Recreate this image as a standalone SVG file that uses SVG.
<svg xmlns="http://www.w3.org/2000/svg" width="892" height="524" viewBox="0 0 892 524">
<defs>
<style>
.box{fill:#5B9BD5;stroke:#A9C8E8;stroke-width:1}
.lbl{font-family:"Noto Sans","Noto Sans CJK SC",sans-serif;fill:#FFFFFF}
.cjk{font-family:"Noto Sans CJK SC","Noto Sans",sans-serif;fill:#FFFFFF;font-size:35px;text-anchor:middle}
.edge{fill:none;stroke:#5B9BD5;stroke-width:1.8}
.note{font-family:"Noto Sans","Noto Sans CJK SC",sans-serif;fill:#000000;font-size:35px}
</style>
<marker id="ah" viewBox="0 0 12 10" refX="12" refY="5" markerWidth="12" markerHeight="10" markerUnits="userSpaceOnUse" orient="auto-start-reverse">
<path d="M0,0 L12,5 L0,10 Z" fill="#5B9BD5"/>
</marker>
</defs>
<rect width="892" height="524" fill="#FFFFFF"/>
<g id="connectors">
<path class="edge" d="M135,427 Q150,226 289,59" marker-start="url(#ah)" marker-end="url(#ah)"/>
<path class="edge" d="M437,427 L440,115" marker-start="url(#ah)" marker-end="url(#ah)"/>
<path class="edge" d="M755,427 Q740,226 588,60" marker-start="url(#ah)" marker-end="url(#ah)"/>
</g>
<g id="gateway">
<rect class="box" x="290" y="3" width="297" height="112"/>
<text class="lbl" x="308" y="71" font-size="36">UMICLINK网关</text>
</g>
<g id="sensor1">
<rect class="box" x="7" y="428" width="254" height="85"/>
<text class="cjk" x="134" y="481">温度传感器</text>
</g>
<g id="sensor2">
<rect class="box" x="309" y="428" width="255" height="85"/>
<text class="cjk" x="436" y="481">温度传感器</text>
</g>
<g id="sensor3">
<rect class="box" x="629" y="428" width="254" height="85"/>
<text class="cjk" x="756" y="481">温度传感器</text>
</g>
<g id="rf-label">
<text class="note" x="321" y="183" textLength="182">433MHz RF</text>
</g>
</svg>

__Goal of the exercise__.
Retype all of the material, keeping each line exact.

__The output__.
Recreate this image as a standalone SVG file that uses SVG.
<svg xmlns="http://www.w3.org/2000/svg" width="892" height="524" viewBox="0 0 892 524">
<defs>
<style>
.box{fill:#5B9BD5;stroke:#A9C8E8;stroke-width:1}
.lbl{font-family:"Noto Sans","Noto Sans CJK SC",sans-serif;fill:#FFFFFF}
.cjk{font-family:"Noto Sans CJK SC","Noto Sans",sans-serif;fill:#FFFFFF;font-size:35px;text-anchor:middle}
.edge{fill:none;stroke:#5B9BD5;stroke-width:1.8}
.note{font-family:"Noto Sans","Noto Sans CJK SC",sans-serif;fill:#000000;font-size:35px}
</style>
<marker id="ah" viewBox="0 0 12 10" refX="12" refY="5" markerWidth="12" markerHeight="10" markerUnits="userSpaceOnUse" orient="auto-start-reverse">
<path d="M0,0 L12,5 L0,10 Z" fill="#5B9BD5"/>
</marker>
</defs>
<rect width="892" height="524" fill="#FFFFFF"/>
<g id="connectors">
<path class="edge" d="M135,427 Q150,226 289,59" marker-start="url(#ah)" marker-end="url(#ah)"/>
<path class="edge" d="M437,427 L440,115" marker-start="url(#ah)" marker-end="url(#ah)"/>
<path class="edge" d="M755,427 Q740,226 588,60" marker-start="url(#ah)" marker-end="url(#ah)"/>
</g>
<g id="gateway">
<rect class="box" x="290" y="3" width="297" height="112"/>
<text class="lbl" x="308" y="71" font-size="36">UMICLINK网关</text>
</g>
<g id="sensor1">
<rect class="box" x="7" y="428" width="254" height="85"/>
<text class="cjk" x="134" y="481">温度传感器</text>
</g>
<g id="sensor2">
<rect class="box" x="309" y="428" width="255" height="85"/>
<text class="cjk" x="436" y="481">温度传感器</text>
</g>
<g id="sensor3">
<rect class="box" x="629" y="428" width="254" height="85"/>
<text class="cjk" x="756" y="481">温度传感器</text>
</g>
<g id="rf-label">
<text class="note" x="321" y="183" textLength="182">433MHz RF</text>
</g>
</svg>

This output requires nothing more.